- Ankara-Pekin uçusundan notlar
Asyalıların ‘Dışarı fırlayan çivi geri çakılır’ şeklinde bireyselliğe karşı kültürel önyargıyı ifade eden bu deyişi, gerçek bir Asyalı ruhunu mu yansıtır, yoksa bu öğretilmiş bir zihinsel kod mudur?
Ya da doğulular hakikaten dünyayı bir çember, batılılarsa çizgi olarak mı görür? Yoksa bu, coğrafyanın, iklimin ya da tarihsel tecrübenin belirlediği bir eğilim midir?
Meşhur sosyal psikolog Richard Nisbett’in bu ve benzeri sorularını her hatırlayışta, bir yandan da ‘kime göre doğu, kime göre batı’ diye sormaktan kendimizi alamayız. Çünkü yön, kişinin kendi konumuna göre belirlediği itibari bir adlandırmadır.
Doğu ve Batı kavramsallaştırmasının oryantalizmin tarihi ile atbaşı giden hikayesini hepimiz biliyoruz; içinde kemikleşmiş korku ve önyargıların olduğu, ‘Doğu’ - ‘Batı’ klişesi… Buna göre Batı, ‘akılcı, laik, teknisyen, maddeci ve demokrat’tır.
Doğu ise, tek kelimeyle ‘barbar’dır.
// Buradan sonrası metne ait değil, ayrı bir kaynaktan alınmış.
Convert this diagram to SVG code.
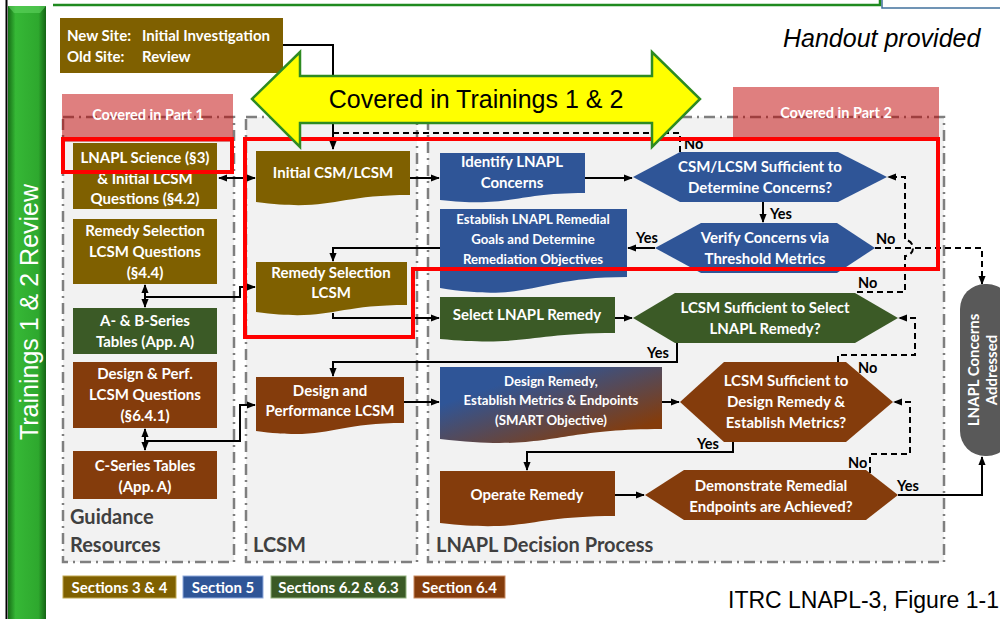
<svg xmlns="http://www.w3.org/2000/svg" width="1000" height="619" viewBox="0 0 1000 619">
<style>
.t{font-family:Lato,'Liberation Sans',sans-serif;font-weight:700;fill:#fff;text-anchor:middle;font-size:15px}
.s{font-size:13.2px}
.p{font-size:14.5px}
.lbl{font-family:Lato,'Liberation Sans',sans-serif;font-weight:700;fill:#000;font-size:14.5px}
.grp{font-family:Lato,'Liberation Sans',sans-serif;font-weight:700;fill:#404040;font-size:20px}
.conn{fill:none;stroke:#000;stroke-width:2}
.dash{stroke-dasharray:6 4}
.frame{fill:#f2f2f2;stroke:#7f7f7f;stroke-width:2.5;stroke-dasharray:11 5 2 5}
.olive{fill:#7f6000}
.blue{fill:#2f5597}
.green{fill:#3b5a26}
.brown{fill:#843c0c}
.pink{fill:#c00000;fill-opacity:0.5}
.red{fill:none;stroke:#ff0000;stroke-width:4}
</style>
<defs>
<marker id="ah" viewBox="0 0 10 10" refX="9" refY="5" markerWidth="9" markerHeight="9" markerUnits="userSpaceOnUse" orient="auto-start-reverse"><path d="M0,1 L10,5 L0,9 z" fill="#000"/></marker>
<linearGradient id="bar" x1="0" y1="0" x2="1" y2="0"><stop offset="0" stop-color="#166e16"/><stop offset="0.2" stop-color="#36b836"/><stop offset="0.8" stop-color="#2ea82e"/><stop offset="1" stop-color="#146414"/></linearGradient>
<linearGradient id="grad" x1="0" y1="0" x2="1" y2="1"><stop offset="0.25" stop-color="#2f5597"/><stop offset="0.85" stop-color="#843c0c"/></linearGradient>
</defs>
<rect width="1000" height="619" fill="#fff"/>
<!-- frame decorations -->
<line x1="6.5" y1="0" x2="6.5" y2="619" stroke="#000" stroke-width="2"/>
<rect x="8" y="6" width="38" height="613" fill="url(#bar)"/>
<polygon points="8,6 46,6 40,13 14,13" fill="#5fd35f" opacity="0.6"/>
<text transform="translate(38,312) rotate(-90)" font-family="'Liberation Sans',Arial,sans-serif" font-size="25" fill="#fff" text-anchor="middle">Trainings 1 &amp; 2 Review</text>
<polyline points="53,5 880,5 880,0" fill="none" stroke="#1f8a1f" stroke-width="2.5"/>
<rect x="882" y="-2" width="120" height="10" fill="#fff" stroke="#41719c" stroke-width="1.5"/>
<text x="783" y="47" font-family="'Liberation Sans',Arial,sans-serif" font-style="italic" font-size="25" fill="#000">Handout provided</text>

<!-- column frames -->
<g id="col-guidance"><rect class="frame" x="63" y="117" width="171" height="445"/><text class="grp" x="70" y="524">Guidance</text><text class="grp" x="70" y="552">Resources</text></g>
<g id="col-lcsm"><rect class="frame" x="246" y="117" width="171" height="445"/><text class="grp" x="253" y="552">LCSM</text></g>
<g id="col-decision"><rect class="frame" x="428" y="117" width="516" height="445"/><text class="grp" x="436" y="552">LNAPL Decision Process</text></g>

<g id="part1"><rect class="pink" x="62" y="94" width="171" height="48"/><text class="t p" x="148" y="120">Covered in Part 1</text></g>
<g id="part2"><rect class="pink" x="733" y="87" width="206" height="51"/><text class="t p" x="836" y="118">Covered in Part 2</text></g>

<!-- connectors -->
<g id="connectors">
<path class="conn" d="M283,45 H333 V149" marker-end="url(#ah)"/>
<path class="conn dash" d="M680,152 V133 H333"/>
<path class="conn" d="M219,178 H255" marker-start="url(#ah)" marker-end="url(#ah)"/>
<path class="conn" d="M145,285 V307" marker-start="url(#ah)" marker-end="url(#ah)"/>
<path class="conn" d="M145,297 H240 V287 H255" marker-end="url(#ah)"/>
<path class="conn" d="M145,429 V450" marker-start="url(#ah)" marker-end="url(#ah)"/>
<path class="conn" d="M145,441 H240 V405 H255" marker-end="url(#ah)"/>
<path class="conn" d="M410,178 H439" marker-end="url(#ah)"/>
<path class="conn" d="M585,178 H632" marker-end="url(#ah)"/>
<path class="conn" d="M763,202 V222" marker-end="url(#ah)"/>
<path class="conn" d="M655,248 H628" marker-end="url(#ah)"/>
<path class="conn" d="M440,248 H333 V261" marker-end="url(#ah)"/>
<path class="conn" d="M333,313 V318 H439" marker-end="url(#ah)"/>
<path class="conn" d="M615,318 H632" marker-end="url(#ah)"/>
<path class="conn" d="M677,343 V362 H333 V376" marker-end="url(#ah)"/>
<path class="conn" d="M404,402 H439" marker-end="url(#ah)"/>
<path class="conn" d="M662,402 H679" marker-end="url(#ah)"/>
<path class="conn" d="M733,442 V452 H527 V470" marker-end="url(#ah)"/>
<path class="conn" d="M615,495 H644" marker-end="url(#ah)"/>
<path class="conn" d="M898,495 H982 V457" marker-end="url(#ah)"/>
<path class="conn dash" d="M857,292 H905 V256 A8,8 0 0 0 905,240 V177 H888" marker-end="url(#ah)"/>
<path class="conn dash" d="M875,248 H982 V284" marker-end="url(#ah)"/>
<path class="conn dash" d="M838,362 V355 H915 V318 H899" marker-end="url(#ah)"/>
<path class="conn dash" d="M870,473 V454 H910 V402 H894" marker-end="url(#ah)"/>
</g>

<!-- guidance nodes -->
<g id="newsite"><rect class="olive" x="60" y="18" width="223" height="55"/>
<text class="t" style="text-anchor:start" x="67" y="41">New Site:</text><text class="t" style="text-anchor:start" x="142" y="41">Initial Investigation</text>
<text class="t" style="text-anchor:start" x="67" y="62">Old Site:</text><text class="t" style="text-anchor:start" x="142" y="62">Review</text></g>
<g id="g-science"><rect class="olive" x="73" y="143" width="144" height="66"/><text class="t" x="145" y="163">LNAPL Science (§3)</text><text class="t" x="145" y="184">&amp; Initial LCSM</text><text class="t" x="145" y="204">Questions (§4.2)</text></g>
<g id="g-remedy"><rect class="olive" x="73" y="219" width="144" height="65"/><text class="t" x="145" y="236">Remedy Selection</text><text class="t" x="145" y="257">LCSM Questions</text><text class="t" x="145" y="278">(§4.4)</text></g>
<g id="g-ab"><rect class="green" x="73" y="308" width="144" height="46"/><text class="t" x="145" y="326">A- &amp; B-Series</text><text class="t" x="145" y="347">Tables (App. A)</text></g>
<g id="g-design"><rect class="brown" x="73" y="362" width="144" height="66"/><text class="t" x="145" y="379">Design &amp; Perf.</text><text class="t" x="145" y="400">LCSM Questions</text><text class="t" x="145" y="421">(§6.4.1)</text></g>
<g id="g-c"><rect class="brown" x="73" y="451" width="144" height="48"/><text class="t" x="145" y="471">C-Series Tables</text><text class="t" x="145" y="492">(App. A)</text></g>

<!-- LCSM nodes -->
<g id="l-initial"><path class="olive" d="M256,151 H410 V195 C333,195 333,212 256,202 Z"/><text class="t" x="333" y="178">Initial CSM/LCSM</text></g>
<g id="l-remedy"><path class="olive" d="M256,262 H407 V305 C331,305 331,322 256,312 Z"/><text class="t" x="331" y="278">Remedy Selection</text><text class="t" x="331" y="298">LCSM</text></g>
<g id="l-design"><path class="brown" d="M256,377 H404 V423 C330,423 330,441 256,431 Z"/><text class="t" x="330" y="396">Design and</text><text class="t" x="330" y="416">Performance LCSM</text></g>

<!-- decision nodes -->
<g id="d-identify"><path class="blue" d="M440,153 H585 V193 C512,193 512,208 440,200 Z"/><text class="t" x="512" y="167">Identify LNAPL</text><text class="t" x="512" y="188">Concerns</text></g>
<g id="d-establish"><path class="blue" d="M440,209 H627 V277 C533,277 533,303 440,288 Z"/><text class="t s" x="533" y="224">Establish LNAPL Remedial</text><text class="t s" x="533" y="244">Goals and Determine</text><text class="t s" x="533" y="264">Remediation Objectives</text></g>
<g id="d-select"><path class="green" d="M440,297 H615 V333 C527,333 527,347 440,339 Z"/><text class="t" x="527" y="320">Select LNAPL Remedy</text></g>
<g id="d-designrem"><path fill="url(#grad)" d="M440,367 H662 V429 C551,429 551,452 440,439 Z"/><text class="t s" x="551" y="386">Design Remedy,</text><text class="t s" x="551" y="405">Establish Metrics &amp; Endpoints</text><text class="t s" x="551" y="425">(SMART Objective)</text></g>
<g id="d-operate"><path class="brown" d="M440,471 H615 V516 C527,516 527,533 440,523 Z"/><text class="t" x="527" y="500">Operate Remedy</text></g>
<g id="h-csm"><polygon class="blue" points="633,177 680,152 838,152 887,177 838,202 680,202"/><text class="t" x="760" y="172">CSM/LCSM Sufficient to</text><text class="t" x="760" y="193">Determine Concerns?</text></g>
<g id="h-verify"><polygon class="blue" points="655,248 701,223 837,223 875,248 837,273 701,273"/><text class="t" x="765" y="243">Verify Concerns via</text><text class="t" x="765" y="264">Threshold Metrics</text></g>
<g id="h-select"><polygon class="green" points="633,318 675,293 855,293 898,318 855,343 675,343"/><text class="t" x="765" y="313">LCSM Sufficient to Select</text><text class="t" x="765" y="334">LNAPL Remedy?</text></g>
<g id="h-design"><polygon class="brown" points="680,402 724,362 846,362 893,402 846,442 724,442"/><text class="t" x="786" y="386">LCSM Sufficient to</text><text class="t" x="786" y="407">Design Remedy &amp;</text><text class="t" x="786" y="428">Establish Metrics?</text></g>
<g id="h-demo"><polygon class="brown" points="645,495 684,470 866,470 898,495 866,520 684,520"/><text class="t" x="771" y="491">Demonstrate Remedial</text><text class="t" x="771" y="512">Endpoints are Achieved?</text></g>
<g id="pill"><rect x="960" y="284" width="52" height="172" rx="25" fill="#595959"/><text class="t" transform="translate(979,370) rotate(-90)">LNAPL Concerns</text><text class="t" transform="translate(997,370) rotate(-90)">Addressed</text></g>

<!-- connector labels -->
<g id="labels">
<text class="lbl" x="684" y="149">No</text>
<text class="lbl" x="770" y="219">Yes</text>
<text class="lbl" x="636" y="243">Yes</text>
<text class="lbl" x="876" y="244">No</text>
<text class="lbl" x="858" y="288">No</text>
<text class="lbl" x="647" y="358">Yes</text>
<text class="lbl" x="858" y="373">No</text>
<text class="lbl" x="697" y="449">Yes</text>
<text class="lbl" x="848" y="468">No</text>
<text class="lbl" x="897" y="491">Yes</text>
</g>

<!-- red highlight frames -->
<rect class="red" x="63" y="139" width="169" height="33"/>
<polygon class="red" points="245,139 938,139 938,269 413,269 413,337 245,337"/>

<!-- yellow double arrow -->
<g id="trainings"><polygon points="252,99 300,52 300,76 652,76 652,52 700,99 652,147 652,123 300,123 300,147" fill="#ffff00" stroke="#2e8b22" stroke-width="2.5" stroke-linejoin="miter"/>
<text x="476" y="108" font-family="'Liberation Sans',Arial,sans-serif" font-size="25" fill="#000" text-anchor="middle">Covered in Trainings 1 &amp; 2</text></g>

<!-- legend -->
<g id="legend">
<rect class="olive" x="63" y="576" width="113" height="22" stroke="#bfa64d" stroke-width="1"/><text class="t" x="119.5" y="593">Sections 3 &amp; 4</text>
<rect class="blue" x="183" y="576" width="80" height="22" stroke="#8faadc" stroke-width="1"/><text class="t" x="223" y="593">Section 5</text>
<rect class="green" x="271" y="576" width="135" height="22" stroke="#8fb07a" stroke-width="1"/><text class="t" x="338.5" y="593">Sections 6.2 &amp; 6.3</text>
<rect class="brown" x="414" y="576" width="91" height="22" stroke="#c98a60" stroke-width="1"/><text class="t" x="459.5" y="593">Section 6.4</text>
</g>
<text x="999" y="608" font-family="'Liberation Sans',Arial,sans-serif" font-size="23" fill="#000" text-anchor="end">ITRC LNAPL-3, Figure 1-1</text>
</svg>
Ya da Batı ‘savaşla, bilimle, teknikle, ticaretle, kadın cinselliginin sömürüsüyle egemen olmaya calışan barbarlık toprağı, ruhsuz ve dinsiz kıta, hesapçı ve doymak bilmez bir güç makinesi’dir.
Sayısı çoğaltılabilecek bu imgelerin gerisinde büyük akademik ve edebi gelenekler bulunur. ‘Doğu’ ve ‘Batı’, bize coğrafi bir tanımlamanın çok ötesinde geniş bir politik, kültürel, ekonomik ve tarihi arka plan sunan iki ayrı zihni kimliği ifade eder.
Oryantalizmin ürettiği bu düşünce biçimini bir yana bırakalım ve düşüncenin coğrafyası var mı diye düşünmeye devam edelim.
Mesela reklam şirketlerinin doğuda ve batıda farklı söylemlerle ürün pazarladığını biliyoruz; bir ürünün lansmanı Manhattan’da daha bireyci bir üslupla ‘Kalabalığın arasından sıyrılın, keyifli bir yaşam sürün’ şeklinde yapılırken, aynı ürün Kore’de ‘insanları bir araya getirmenin yolunu biliyoruz’ şeklinde mesajlar içeren outdoor reklamlarla tanıtılabiliyor.